======== THE RECORDS ========
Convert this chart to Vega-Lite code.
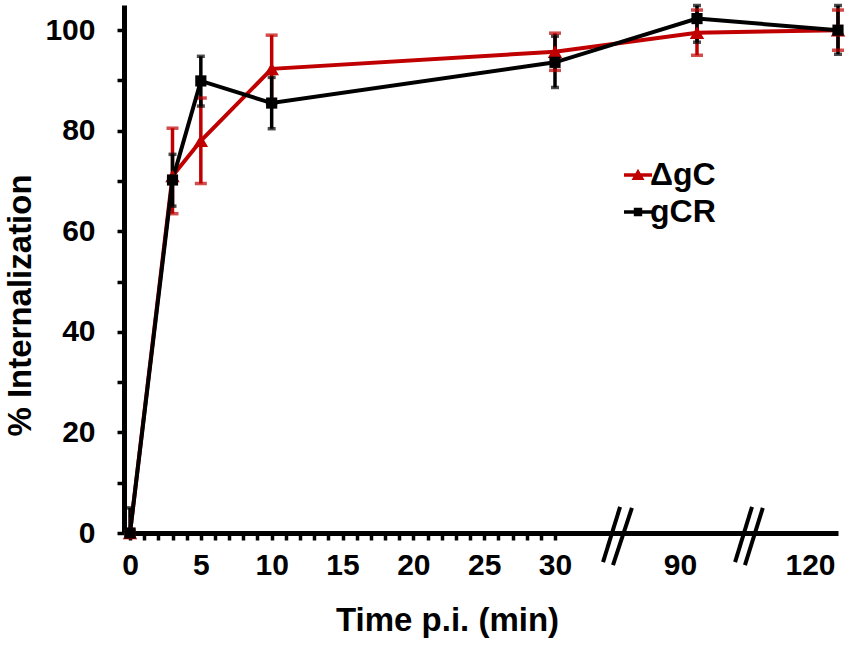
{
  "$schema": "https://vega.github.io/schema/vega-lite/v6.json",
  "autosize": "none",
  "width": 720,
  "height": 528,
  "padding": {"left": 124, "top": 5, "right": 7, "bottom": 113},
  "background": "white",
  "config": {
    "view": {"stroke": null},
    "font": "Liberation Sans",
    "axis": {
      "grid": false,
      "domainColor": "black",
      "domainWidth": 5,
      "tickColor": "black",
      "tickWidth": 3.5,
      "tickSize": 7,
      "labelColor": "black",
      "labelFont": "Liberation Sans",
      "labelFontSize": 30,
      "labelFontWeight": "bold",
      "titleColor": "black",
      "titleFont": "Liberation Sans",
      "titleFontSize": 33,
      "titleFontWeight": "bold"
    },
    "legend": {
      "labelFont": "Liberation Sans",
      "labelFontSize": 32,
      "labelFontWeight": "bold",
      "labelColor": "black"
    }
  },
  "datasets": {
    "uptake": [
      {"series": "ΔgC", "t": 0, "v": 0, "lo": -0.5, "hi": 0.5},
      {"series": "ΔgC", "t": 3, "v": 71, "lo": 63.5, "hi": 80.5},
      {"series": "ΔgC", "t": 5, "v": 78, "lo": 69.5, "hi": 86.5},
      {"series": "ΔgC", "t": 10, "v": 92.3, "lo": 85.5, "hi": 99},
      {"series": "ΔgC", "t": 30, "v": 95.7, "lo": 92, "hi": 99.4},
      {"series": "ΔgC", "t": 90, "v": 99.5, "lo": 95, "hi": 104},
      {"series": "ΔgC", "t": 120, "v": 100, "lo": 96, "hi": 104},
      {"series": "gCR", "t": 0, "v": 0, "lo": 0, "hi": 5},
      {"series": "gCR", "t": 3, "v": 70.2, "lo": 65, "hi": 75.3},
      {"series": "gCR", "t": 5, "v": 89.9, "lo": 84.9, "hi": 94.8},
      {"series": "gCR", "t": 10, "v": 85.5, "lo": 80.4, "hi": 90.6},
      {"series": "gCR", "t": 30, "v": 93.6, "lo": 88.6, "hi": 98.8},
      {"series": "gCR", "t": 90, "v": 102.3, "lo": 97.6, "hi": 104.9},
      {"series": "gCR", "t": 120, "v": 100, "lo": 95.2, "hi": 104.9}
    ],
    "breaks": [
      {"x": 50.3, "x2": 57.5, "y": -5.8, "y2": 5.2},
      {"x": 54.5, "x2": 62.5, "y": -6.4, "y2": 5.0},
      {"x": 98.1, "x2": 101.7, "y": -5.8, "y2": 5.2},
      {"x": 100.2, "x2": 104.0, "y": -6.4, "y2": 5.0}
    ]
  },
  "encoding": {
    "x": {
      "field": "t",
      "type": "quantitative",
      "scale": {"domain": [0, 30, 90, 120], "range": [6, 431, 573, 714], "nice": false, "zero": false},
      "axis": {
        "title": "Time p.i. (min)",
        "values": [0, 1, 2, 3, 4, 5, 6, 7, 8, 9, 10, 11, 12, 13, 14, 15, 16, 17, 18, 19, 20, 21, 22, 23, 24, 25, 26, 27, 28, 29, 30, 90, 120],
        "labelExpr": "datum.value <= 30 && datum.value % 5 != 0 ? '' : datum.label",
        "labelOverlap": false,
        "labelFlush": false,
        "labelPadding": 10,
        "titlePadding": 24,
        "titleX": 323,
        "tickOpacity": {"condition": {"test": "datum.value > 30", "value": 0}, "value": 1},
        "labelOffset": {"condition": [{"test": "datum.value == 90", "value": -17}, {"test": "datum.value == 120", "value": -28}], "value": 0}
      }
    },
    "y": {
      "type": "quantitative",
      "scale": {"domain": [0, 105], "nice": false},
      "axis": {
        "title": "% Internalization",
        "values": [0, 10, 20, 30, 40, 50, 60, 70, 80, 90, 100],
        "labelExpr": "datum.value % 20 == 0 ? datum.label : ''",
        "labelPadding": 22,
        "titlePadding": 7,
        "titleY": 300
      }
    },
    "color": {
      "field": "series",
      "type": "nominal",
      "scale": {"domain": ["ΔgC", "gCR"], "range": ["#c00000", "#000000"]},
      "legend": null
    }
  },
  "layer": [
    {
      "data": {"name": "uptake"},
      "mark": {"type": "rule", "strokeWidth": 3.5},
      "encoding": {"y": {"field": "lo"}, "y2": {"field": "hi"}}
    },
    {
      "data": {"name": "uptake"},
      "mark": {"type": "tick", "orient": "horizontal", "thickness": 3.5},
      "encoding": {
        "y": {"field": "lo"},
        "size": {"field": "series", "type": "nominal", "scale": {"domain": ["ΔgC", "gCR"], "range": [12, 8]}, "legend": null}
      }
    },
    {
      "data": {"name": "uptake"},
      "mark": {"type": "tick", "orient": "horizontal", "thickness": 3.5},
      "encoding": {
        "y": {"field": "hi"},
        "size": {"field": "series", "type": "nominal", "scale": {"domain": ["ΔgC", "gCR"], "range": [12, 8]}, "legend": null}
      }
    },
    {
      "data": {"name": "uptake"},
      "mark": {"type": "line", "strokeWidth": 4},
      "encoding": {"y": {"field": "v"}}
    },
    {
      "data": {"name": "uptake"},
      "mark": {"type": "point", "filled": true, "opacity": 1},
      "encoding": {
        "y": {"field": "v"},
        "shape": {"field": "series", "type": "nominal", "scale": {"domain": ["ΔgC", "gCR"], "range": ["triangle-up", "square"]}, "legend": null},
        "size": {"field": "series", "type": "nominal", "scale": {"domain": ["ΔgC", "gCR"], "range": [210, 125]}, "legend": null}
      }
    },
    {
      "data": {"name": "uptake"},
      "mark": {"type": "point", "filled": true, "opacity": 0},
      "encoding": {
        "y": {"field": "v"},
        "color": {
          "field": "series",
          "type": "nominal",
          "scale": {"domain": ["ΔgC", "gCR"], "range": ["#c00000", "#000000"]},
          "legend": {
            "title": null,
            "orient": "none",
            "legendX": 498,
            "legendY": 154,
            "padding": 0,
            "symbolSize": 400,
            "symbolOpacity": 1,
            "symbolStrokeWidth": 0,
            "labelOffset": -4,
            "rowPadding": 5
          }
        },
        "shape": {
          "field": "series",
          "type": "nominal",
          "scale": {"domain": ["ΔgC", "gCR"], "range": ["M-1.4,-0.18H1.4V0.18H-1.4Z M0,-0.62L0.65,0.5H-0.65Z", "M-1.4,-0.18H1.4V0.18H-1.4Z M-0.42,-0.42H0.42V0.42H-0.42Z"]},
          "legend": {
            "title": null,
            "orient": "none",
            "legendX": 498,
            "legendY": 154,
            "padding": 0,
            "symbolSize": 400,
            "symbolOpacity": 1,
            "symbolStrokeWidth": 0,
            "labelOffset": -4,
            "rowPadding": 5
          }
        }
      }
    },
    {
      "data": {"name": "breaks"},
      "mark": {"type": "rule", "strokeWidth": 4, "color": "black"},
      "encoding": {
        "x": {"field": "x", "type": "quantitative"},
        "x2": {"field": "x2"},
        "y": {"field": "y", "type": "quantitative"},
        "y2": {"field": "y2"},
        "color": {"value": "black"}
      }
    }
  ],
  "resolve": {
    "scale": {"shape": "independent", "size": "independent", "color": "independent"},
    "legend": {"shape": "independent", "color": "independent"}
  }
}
========
======== THE RECORDS ========
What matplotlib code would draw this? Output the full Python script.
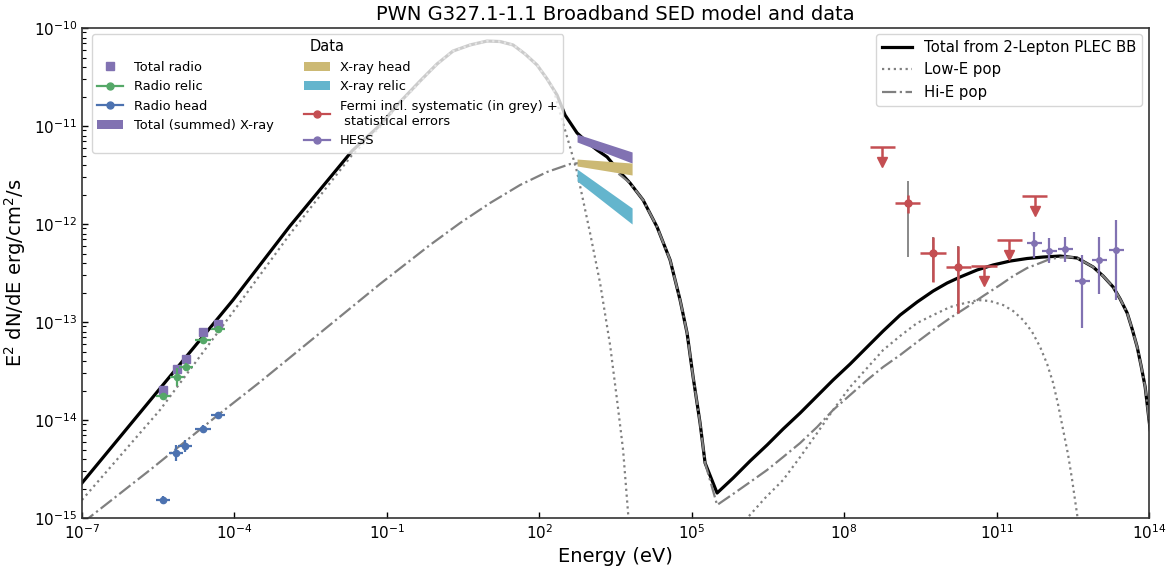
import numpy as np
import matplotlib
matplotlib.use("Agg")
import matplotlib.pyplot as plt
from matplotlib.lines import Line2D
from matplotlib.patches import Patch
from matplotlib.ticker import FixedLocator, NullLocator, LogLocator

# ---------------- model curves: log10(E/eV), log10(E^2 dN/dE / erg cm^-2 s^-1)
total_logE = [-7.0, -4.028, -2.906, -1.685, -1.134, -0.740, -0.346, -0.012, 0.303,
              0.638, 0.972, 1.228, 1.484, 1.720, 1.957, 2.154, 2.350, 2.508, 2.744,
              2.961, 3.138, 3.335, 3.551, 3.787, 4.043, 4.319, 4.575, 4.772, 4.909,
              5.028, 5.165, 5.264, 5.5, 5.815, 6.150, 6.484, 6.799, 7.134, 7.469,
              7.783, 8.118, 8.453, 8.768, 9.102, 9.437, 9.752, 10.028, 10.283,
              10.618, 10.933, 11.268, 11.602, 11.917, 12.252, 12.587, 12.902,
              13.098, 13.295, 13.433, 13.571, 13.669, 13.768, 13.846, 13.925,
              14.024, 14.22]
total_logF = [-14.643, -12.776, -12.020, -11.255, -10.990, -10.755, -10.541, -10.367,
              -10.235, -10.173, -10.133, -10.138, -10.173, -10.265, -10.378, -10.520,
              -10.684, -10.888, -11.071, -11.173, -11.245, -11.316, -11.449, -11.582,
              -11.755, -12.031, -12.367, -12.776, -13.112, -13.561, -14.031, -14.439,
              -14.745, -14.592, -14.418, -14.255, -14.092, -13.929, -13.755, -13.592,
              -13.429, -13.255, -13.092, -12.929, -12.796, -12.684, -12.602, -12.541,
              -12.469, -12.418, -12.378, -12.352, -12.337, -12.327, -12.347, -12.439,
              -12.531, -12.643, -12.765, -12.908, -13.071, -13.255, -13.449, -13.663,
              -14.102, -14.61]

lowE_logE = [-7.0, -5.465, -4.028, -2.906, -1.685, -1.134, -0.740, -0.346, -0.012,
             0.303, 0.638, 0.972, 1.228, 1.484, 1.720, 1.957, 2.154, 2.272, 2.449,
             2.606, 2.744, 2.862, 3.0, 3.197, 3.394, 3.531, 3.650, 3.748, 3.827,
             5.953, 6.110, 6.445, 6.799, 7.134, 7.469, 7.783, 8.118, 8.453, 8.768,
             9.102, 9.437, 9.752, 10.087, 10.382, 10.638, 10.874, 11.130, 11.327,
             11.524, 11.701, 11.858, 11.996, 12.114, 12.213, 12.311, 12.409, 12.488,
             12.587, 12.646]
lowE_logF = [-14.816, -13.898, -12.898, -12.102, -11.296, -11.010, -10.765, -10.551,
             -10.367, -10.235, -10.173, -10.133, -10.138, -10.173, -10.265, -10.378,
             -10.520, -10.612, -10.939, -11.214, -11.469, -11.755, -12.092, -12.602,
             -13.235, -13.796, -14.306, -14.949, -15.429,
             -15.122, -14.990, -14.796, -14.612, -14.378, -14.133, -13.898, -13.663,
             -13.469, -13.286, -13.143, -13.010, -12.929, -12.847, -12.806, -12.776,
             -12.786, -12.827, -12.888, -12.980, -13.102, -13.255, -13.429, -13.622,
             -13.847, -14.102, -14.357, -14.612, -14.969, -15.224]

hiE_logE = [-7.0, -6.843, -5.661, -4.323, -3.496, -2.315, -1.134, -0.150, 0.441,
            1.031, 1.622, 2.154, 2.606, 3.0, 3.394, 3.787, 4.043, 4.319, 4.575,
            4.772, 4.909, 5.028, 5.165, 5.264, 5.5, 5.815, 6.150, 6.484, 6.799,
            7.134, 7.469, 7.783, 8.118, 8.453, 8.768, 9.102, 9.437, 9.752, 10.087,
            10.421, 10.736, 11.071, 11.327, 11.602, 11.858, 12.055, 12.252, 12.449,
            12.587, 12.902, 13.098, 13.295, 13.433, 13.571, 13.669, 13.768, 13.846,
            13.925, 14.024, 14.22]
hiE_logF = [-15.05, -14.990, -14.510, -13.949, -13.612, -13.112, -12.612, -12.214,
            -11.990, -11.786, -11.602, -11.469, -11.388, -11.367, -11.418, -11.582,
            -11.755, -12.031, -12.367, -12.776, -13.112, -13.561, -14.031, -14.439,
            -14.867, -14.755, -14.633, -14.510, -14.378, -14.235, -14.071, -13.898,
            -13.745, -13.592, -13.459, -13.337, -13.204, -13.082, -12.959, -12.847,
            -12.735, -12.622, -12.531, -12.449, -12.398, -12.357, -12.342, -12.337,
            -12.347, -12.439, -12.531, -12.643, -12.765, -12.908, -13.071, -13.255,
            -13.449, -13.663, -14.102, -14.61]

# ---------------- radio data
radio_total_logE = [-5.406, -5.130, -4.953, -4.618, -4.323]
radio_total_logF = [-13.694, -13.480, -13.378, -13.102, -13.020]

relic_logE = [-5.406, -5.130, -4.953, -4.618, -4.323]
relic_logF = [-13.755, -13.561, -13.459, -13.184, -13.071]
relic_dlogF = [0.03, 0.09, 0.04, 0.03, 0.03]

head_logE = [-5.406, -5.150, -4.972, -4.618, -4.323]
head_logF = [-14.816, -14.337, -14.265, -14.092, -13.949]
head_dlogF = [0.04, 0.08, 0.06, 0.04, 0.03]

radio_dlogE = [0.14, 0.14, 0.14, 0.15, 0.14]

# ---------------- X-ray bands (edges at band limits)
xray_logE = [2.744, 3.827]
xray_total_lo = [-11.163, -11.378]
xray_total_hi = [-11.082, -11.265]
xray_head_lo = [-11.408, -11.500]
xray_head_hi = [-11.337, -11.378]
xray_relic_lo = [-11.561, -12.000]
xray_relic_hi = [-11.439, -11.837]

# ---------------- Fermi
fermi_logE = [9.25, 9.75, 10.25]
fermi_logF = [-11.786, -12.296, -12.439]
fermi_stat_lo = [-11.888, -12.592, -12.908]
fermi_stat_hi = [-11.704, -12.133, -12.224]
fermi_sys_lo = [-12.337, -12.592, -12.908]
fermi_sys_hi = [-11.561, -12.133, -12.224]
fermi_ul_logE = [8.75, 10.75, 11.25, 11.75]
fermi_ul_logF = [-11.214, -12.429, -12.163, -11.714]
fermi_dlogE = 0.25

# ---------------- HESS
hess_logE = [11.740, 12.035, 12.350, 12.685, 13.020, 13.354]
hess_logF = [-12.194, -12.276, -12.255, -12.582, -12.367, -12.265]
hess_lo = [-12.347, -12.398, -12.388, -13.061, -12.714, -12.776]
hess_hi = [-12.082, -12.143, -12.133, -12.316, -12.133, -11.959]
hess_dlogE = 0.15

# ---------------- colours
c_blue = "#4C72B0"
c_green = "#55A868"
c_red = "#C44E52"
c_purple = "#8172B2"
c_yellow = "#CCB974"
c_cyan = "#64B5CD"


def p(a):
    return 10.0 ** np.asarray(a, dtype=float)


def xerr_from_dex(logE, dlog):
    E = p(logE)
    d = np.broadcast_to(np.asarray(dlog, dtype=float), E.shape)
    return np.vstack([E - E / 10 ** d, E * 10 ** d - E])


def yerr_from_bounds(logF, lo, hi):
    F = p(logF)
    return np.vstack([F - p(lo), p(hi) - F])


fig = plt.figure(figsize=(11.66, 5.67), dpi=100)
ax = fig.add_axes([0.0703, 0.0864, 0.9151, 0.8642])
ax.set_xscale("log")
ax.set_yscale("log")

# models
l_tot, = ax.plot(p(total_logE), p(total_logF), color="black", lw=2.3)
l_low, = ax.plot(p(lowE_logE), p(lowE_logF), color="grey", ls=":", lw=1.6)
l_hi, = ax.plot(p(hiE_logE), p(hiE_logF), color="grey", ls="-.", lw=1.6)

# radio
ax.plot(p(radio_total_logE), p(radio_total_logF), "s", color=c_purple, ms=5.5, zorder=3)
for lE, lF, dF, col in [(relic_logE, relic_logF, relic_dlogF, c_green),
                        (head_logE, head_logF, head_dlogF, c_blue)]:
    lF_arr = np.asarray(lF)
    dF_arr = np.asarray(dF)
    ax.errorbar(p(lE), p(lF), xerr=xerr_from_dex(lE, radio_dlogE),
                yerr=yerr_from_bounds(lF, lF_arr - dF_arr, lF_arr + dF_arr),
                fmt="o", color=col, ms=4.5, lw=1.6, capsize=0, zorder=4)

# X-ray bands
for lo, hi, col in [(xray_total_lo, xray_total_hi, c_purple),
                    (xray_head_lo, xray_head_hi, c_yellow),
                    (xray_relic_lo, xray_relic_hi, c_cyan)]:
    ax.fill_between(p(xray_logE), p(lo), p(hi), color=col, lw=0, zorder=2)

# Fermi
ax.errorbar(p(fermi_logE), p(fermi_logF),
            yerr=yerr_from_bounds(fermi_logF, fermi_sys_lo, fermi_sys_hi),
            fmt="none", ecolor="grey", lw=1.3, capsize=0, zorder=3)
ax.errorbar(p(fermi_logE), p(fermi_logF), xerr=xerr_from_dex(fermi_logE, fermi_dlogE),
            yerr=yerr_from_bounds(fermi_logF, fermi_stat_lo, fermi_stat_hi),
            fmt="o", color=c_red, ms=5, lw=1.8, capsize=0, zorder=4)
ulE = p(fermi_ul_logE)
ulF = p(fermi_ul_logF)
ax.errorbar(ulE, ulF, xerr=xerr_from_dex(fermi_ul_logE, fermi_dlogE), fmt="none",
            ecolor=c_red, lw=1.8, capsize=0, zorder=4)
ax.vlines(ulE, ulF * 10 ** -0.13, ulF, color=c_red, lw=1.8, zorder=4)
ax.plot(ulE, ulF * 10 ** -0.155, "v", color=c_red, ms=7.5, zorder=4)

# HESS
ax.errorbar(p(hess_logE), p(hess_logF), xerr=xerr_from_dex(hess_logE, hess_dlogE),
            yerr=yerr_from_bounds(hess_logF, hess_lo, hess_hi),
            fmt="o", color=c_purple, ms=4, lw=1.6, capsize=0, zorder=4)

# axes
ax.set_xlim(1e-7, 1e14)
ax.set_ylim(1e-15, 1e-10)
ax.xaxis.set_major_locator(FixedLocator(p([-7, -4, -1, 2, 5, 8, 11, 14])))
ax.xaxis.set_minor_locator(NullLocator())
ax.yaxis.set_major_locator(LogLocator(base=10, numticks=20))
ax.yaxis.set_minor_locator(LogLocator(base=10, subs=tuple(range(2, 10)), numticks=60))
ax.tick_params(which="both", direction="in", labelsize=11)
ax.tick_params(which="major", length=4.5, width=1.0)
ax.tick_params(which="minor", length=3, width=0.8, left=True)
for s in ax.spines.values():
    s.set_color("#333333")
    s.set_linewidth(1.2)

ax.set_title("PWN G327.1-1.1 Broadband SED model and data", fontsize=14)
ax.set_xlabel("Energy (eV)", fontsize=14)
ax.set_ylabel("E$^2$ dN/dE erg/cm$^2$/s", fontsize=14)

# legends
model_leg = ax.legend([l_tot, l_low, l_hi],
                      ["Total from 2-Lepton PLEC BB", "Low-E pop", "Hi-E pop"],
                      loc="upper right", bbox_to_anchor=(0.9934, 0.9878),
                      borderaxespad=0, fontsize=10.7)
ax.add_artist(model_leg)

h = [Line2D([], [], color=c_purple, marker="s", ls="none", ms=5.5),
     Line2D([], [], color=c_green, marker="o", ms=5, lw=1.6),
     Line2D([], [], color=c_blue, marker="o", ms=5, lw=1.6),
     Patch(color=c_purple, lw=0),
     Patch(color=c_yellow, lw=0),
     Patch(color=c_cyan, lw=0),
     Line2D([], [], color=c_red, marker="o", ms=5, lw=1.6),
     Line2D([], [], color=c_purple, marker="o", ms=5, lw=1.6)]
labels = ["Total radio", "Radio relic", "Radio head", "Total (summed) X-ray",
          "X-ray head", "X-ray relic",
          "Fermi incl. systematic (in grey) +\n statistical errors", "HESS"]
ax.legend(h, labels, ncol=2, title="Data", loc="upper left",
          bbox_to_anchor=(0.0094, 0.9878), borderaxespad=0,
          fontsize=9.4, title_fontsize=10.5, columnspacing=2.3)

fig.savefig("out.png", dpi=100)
========
● **AIM**
Above this task is a listing with pictures in it. Retype only the lines from the one containing "What matplotlib code" through the one containing "from matplotlib.ticker import", both included, and not the pictures.

● **RIGHT ANSWER**
What matplotlib code would draw this? Output the full Python script.
import numpy as np
import matplotlib
matplotlib.use("Agg")
import matplotlib.pyplot as plt
from matplotlib.lines import Line2D
from matplotlib.patches import Patch
from matplotlib.ticker import FixedLocator, NullLocator, LogLocator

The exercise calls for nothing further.